In 1997, the National Scrabble Association (NSA), the official organization of North America’s 10,000 tournament
Scrabble players, published the Official Tournament and Club Word List (OWL) to provide a more efficient and complete
reference for judging challenges at tournaments.
The OWL seems to recognize that learning word meanings can be a distraction from what it takes to win in competitions.
Based on previous editions of the OSPD and the 10th edition of Merriam Webster’s Collegiate Dictionary, it contains
all words up to nine letters and doesn’t even bother to provide definitions.
Under pressure from its members to keep up with the new words that enter the English language every year, the NSA
dictionary committee is working hard to update the OSPD and the OWL in time for the National Scrabble Championship in August.
If that doesn’t work, their fallback deadline is January 2005.
The committee is referencing four dictionaries—Merriam-Webster’s Collegiate Dictionary, Eleventh Edition;
The American Heritage College Dictionary, Fourth Edition; Random House Webster’s College Dictionary; and Webster’s
New World College Dictionary, Fourth Edition. If a word appears in one of the four dictionaries then it will be added
to the Scrabble player’s official lexicon.

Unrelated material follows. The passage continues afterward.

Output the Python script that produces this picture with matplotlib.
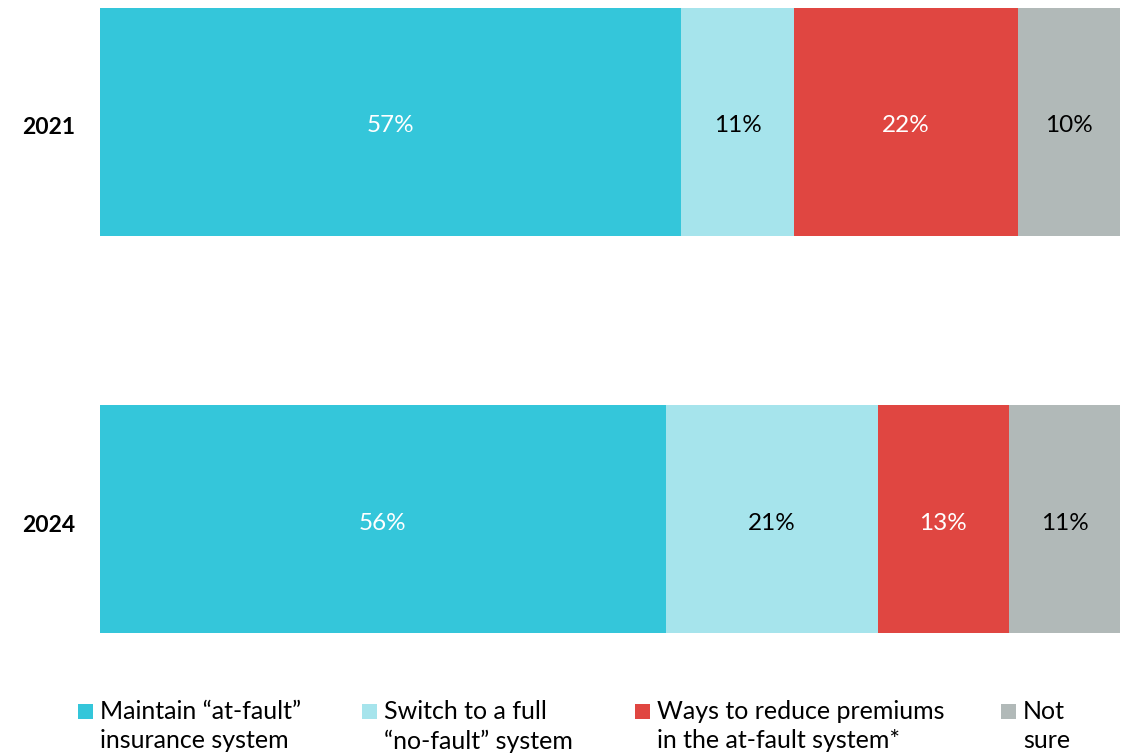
import matplotlib.pyplot as plt
from matplotlib.patches import Rectangle
import numpy as np

plt.rcParams['font.family'] = ['Lato', 'DejaVu Sans']

years = ['2021', '2024']
categories = ['Maintain “at-fault”\ninsurance system',
              'Switch to a full\n“no-fault” system',
              'Ways to reduce premiums\nin the at-fault system*',
              'Not\nsure']
values = {
    '2021': [57, 11, 22, 10],
    '2024': [56, 21, 13, 11],
}
colors = ['#34C6DA', '#A6E4EC', '#E04641', '#B1B9B8']
label_colors = ['white', 'black', 'white', 'black']

W, H = 1133, 754
fig = plt.figure(figsize=(W / 100, H / 100), dpi=100)
ax = fig.add_axes([100 / W, 1 - 633 / H, 1020 / W, 625 / H])

bar_h = 0.574
ypos = {'2021': 1, '2024': 0}
for yr in years:
    v = np.array(values[yr], dtype=float)
    share = v / v.sum() * 100  # each bar fills the full width
    left = 0
    for i, (val, s) in enumerate(zip(v, share)):
        ax.barh(ypos[yr], s, left=left, height=bar_h, color=colors[i], linewidth=0)
        ax.text(left + s / 2, ypos[yr] - 0.01, f'{int(val)}%', ha='center',
                va='center', color=label_colors[i], fontsize=17.5)
        left += s

ax.set_xlim(0, 100)
ax.set_ylim(-bar_h / 2, 1 + bar_h / 2)
ax.set_yticks([ypos[y] - 0.01 for y in years])
ax.set_yticklabels(years, fontsize=16.5, fontweight='bold')
ax.tick_params(axis='y', length=0, pad=18)
ax.set_xticks([])
for sp in ax.spines.values():
    sp.set_visible(False)

# legend drawn by hand so the swatch sits beside the first line
leg_x = [78, 362, 635, 1001]
for x, lab, c in zip(leg_x, categories, colors):
    fig.patches.append(Rectangle((x / W, 1 - 719 / H), 15 / W, 15 / H,
                                 transform=fig.transFigure, color=c, linewidth=0))
    fig.text((x + 22) / W, 1 - 700 / H, lab, ha='left', va='top',
             fontsize=18, linespacing=1.32)

fig.savefig('out.png', dpi=100)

According to the Seattle Times, “duh” is already one of about 8,500 words that will be added to
the dictionary and tournament word list. Other words to make the list for the first time include computer and technical terms,
but also “upsadaisy,” “qi,” and “za.”
All of these additional words should make serious Scrabble players happy, even if it means revising their word lists
and memorizing new words, because more words can only increase the probability of creating words, scoring points, and winning
games.
Cynthia Rurak is a writer and editor living in Vanier, Ontario, who plays Scrabble for fun, at the kitchen table.